::: Data excerpts

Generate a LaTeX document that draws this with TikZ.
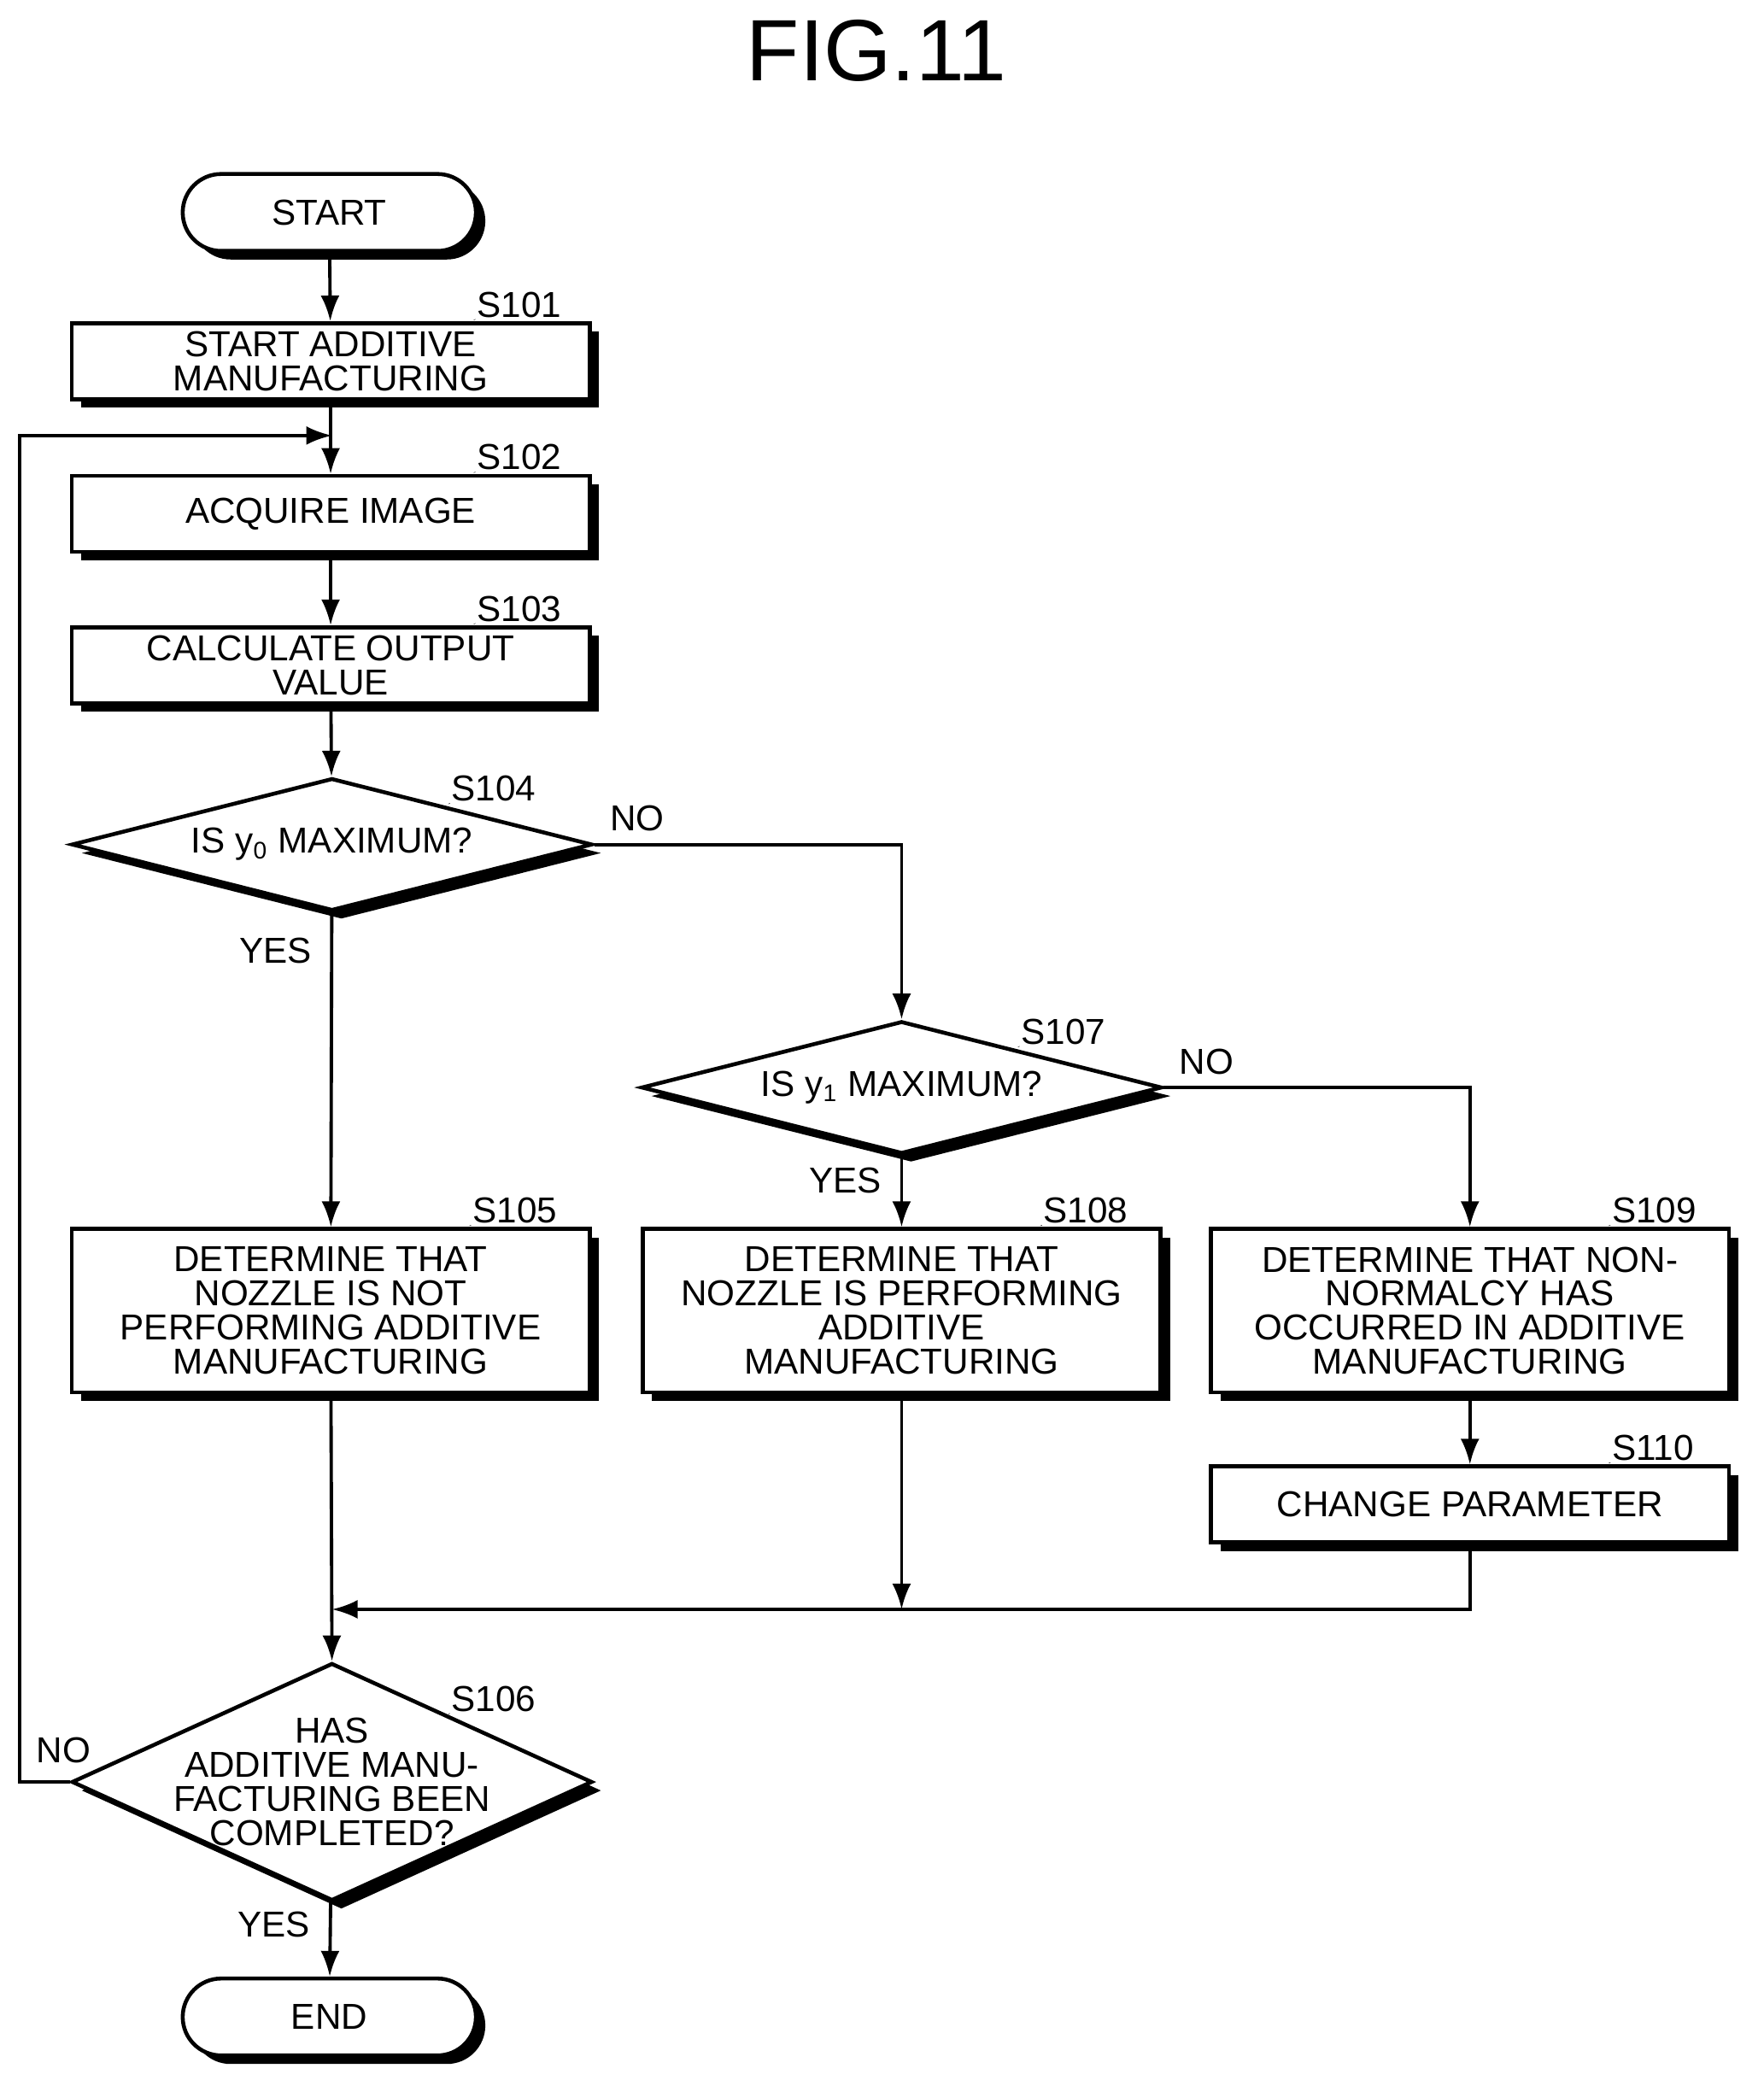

::::::
::: Data excerpts

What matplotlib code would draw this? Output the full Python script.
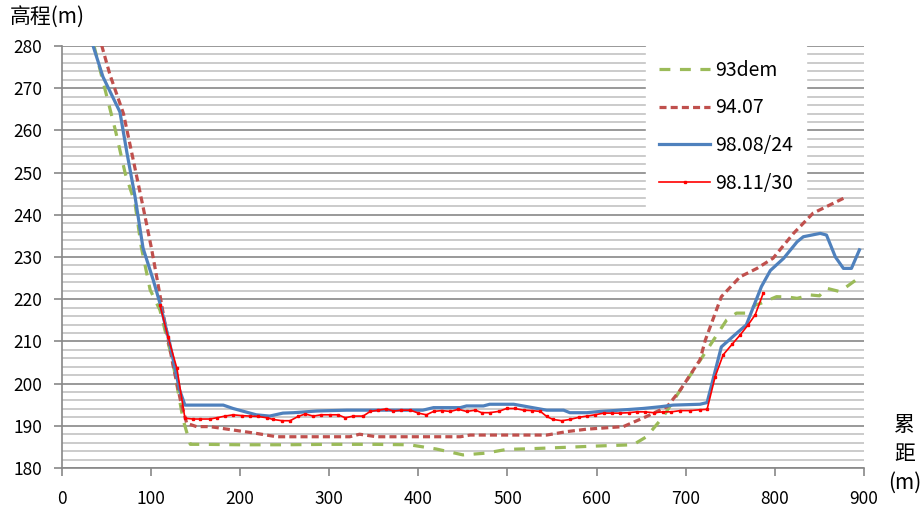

::::::
::: Data excerpts

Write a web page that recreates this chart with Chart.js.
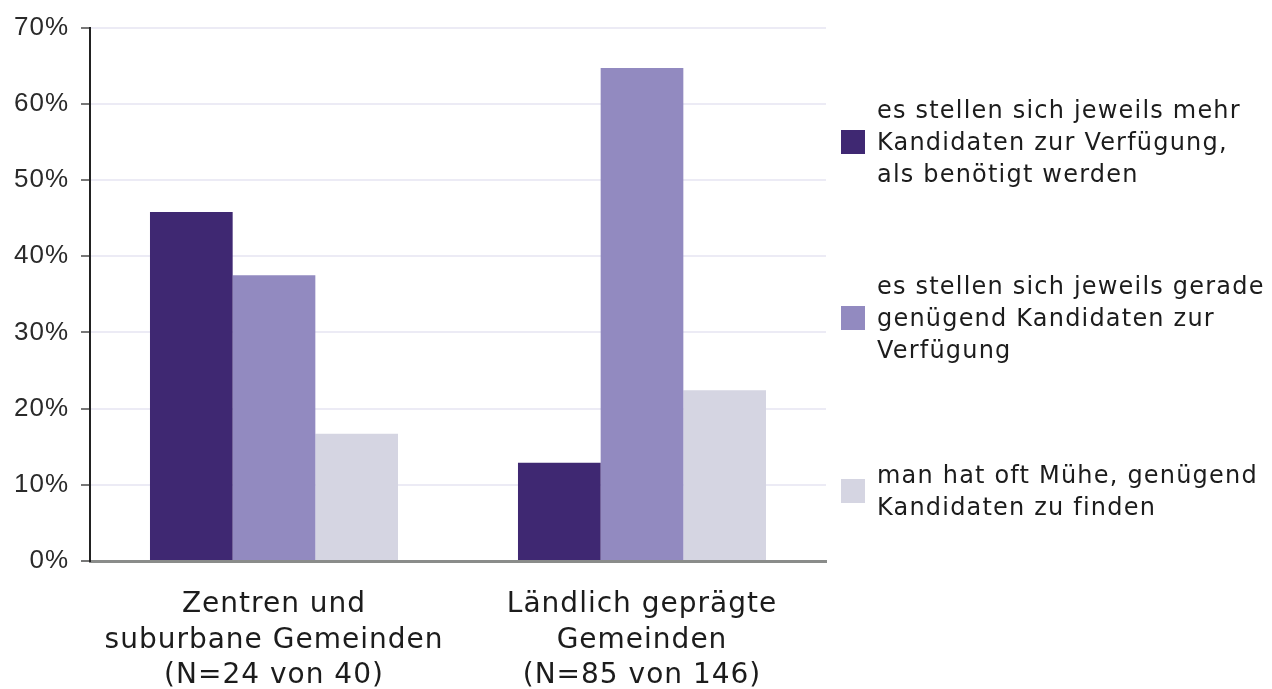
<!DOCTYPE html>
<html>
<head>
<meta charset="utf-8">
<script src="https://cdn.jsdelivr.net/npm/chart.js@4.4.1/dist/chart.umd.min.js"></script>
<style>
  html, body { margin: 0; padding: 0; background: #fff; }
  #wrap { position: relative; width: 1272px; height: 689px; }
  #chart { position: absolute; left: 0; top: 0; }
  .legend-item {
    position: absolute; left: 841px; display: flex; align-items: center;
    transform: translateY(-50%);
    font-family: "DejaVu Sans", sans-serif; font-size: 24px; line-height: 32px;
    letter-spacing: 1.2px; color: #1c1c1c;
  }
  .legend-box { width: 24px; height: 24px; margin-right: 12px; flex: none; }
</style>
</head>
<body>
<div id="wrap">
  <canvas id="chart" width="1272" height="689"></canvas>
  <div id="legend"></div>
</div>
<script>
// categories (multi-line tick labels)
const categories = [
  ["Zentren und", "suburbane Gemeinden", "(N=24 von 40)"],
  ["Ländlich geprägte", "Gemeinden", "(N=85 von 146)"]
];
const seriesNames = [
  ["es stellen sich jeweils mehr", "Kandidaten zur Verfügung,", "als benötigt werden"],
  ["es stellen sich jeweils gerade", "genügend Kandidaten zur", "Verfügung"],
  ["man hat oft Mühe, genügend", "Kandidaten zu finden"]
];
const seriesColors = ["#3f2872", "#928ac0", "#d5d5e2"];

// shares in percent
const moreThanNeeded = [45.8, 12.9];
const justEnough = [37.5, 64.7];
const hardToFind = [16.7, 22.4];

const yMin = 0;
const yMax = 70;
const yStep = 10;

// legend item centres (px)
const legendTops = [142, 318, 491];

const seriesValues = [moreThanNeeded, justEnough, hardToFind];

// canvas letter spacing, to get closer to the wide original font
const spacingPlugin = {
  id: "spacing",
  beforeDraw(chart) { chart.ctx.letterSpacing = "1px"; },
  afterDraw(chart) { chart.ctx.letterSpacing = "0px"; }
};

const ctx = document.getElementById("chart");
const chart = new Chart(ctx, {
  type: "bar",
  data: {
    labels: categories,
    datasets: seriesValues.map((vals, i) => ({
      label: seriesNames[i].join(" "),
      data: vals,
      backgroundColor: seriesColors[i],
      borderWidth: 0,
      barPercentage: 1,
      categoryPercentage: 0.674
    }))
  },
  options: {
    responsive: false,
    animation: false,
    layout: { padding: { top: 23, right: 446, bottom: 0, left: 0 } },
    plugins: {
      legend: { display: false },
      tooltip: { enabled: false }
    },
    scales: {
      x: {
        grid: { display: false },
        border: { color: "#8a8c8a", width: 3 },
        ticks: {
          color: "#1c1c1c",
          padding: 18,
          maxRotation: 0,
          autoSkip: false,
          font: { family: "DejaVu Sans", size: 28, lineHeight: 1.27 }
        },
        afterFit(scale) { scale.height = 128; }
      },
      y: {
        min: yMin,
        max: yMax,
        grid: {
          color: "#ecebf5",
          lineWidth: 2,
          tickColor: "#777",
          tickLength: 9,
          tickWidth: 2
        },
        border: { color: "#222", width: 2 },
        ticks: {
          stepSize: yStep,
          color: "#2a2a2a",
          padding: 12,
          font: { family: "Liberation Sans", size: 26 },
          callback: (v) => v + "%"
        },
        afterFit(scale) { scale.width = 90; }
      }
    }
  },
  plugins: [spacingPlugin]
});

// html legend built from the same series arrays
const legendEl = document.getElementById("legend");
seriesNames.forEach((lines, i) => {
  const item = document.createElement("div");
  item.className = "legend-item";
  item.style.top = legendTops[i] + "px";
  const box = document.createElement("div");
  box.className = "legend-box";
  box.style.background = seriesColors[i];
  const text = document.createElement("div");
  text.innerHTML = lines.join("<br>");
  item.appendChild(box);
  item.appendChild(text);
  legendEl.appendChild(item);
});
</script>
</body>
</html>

::::::

## Stated goal
How many lines in the records hold the string "script"? Reply with the number alone.

## Solution below
4